Просторная черная пастушья доха покрывала наши плечи; когда мы присели на корточки, из-под ее опавших складок высовывались только наши головы да рука Ллойда. Солнце только встало, и острый мартовский воздух, казалось, состоял из слоистого, полупрозрачного льда, сквозь который неясно проступали лилово-розовыми пятнами кривоствольные иудины деревца в шероховатом цвету. Продолговатый, приземистый белый дом позади нас, полный толстых женщин и их вонючих мужей, крепко спал. Мы не обменялись ни словом; мы даже не взглянули друг на друга; и вот Ллойд, отшвырнув веточку, вдруг положил правую руку мне на плечо, что он делал всегда, когда хотел идти быстро. Полы нашей общей накидки волочились по сухой траве, камешки сыпались из-под ног; мы шли к кипарисовой аллее, ведшей к взморью.
То была наша первая вылазка к морю; с высоты своей горы нам видно было, как оно нежно блистает, далеко и беспечно, бесшумно разбиваясь о глянцевитые камни. Мне не нужно здесь особенно напрягать память, чтобы потычливый этот побег приурочить по времени к наметившемуся повороту в нашей судьбе. Недели за две перед тем, на наше двенадцатое рожденье, дедушка Ибрагим начал подумывать о том, чтобы отпустить нас на полгода в сопровождении нашего новоиспеченного дядюшки на гастроли по окрестным деревням. Они все никак не могли сойтись в цене. Бранились и даже подрались, причем Ахем вышел победителем.

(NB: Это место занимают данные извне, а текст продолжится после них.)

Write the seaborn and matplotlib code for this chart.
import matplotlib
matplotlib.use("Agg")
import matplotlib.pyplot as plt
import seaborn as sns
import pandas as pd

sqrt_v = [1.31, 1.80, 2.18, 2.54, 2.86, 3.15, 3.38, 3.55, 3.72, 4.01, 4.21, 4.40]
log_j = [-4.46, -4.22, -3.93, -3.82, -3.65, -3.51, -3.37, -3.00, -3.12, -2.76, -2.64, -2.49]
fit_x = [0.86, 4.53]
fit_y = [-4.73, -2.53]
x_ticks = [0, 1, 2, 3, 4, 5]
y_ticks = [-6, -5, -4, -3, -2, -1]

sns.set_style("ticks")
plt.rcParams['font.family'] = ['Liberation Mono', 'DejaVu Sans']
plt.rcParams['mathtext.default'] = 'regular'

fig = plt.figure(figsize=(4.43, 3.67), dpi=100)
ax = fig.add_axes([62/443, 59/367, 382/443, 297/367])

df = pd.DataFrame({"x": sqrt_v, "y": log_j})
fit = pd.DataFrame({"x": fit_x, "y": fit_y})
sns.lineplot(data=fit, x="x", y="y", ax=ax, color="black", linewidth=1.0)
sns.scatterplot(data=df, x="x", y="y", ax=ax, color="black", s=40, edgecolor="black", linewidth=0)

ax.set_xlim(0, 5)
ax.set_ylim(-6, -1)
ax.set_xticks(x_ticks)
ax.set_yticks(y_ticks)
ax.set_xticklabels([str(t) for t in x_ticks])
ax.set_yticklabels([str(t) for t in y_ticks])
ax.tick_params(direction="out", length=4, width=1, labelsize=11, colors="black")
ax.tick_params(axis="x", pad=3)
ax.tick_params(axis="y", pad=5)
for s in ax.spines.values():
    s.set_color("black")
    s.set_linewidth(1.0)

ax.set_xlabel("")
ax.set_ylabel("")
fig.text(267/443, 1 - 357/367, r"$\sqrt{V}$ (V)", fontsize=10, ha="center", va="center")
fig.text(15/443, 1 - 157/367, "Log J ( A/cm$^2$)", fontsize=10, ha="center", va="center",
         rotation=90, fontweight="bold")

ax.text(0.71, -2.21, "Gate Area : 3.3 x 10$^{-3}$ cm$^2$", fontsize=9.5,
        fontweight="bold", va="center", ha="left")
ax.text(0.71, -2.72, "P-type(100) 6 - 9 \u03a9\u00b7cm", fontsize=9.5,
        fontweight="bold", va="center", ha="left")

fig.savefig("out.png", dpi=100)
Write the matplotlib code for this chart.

Дедушки мы боялись, а дядю Новуса ненавидели. Вероятно, какое-то неясное, унылое чувство (мы ничего толком не знали, но смутно подозревали, что этот дядя Новус собирается объегорить дедушку) подсказывало нам, что нужно помешать какому-то балаганщику таскать нас по весям в передвижной тюрьме, как обезьян или орлов; возможно и то, что нами просто двигало сознание последней возможности насладиться ограниченной нашей свободой и совершить именно то самое, что было настрого запрещено: выйти вон за этот вот частокол, открыть вот ту калитку.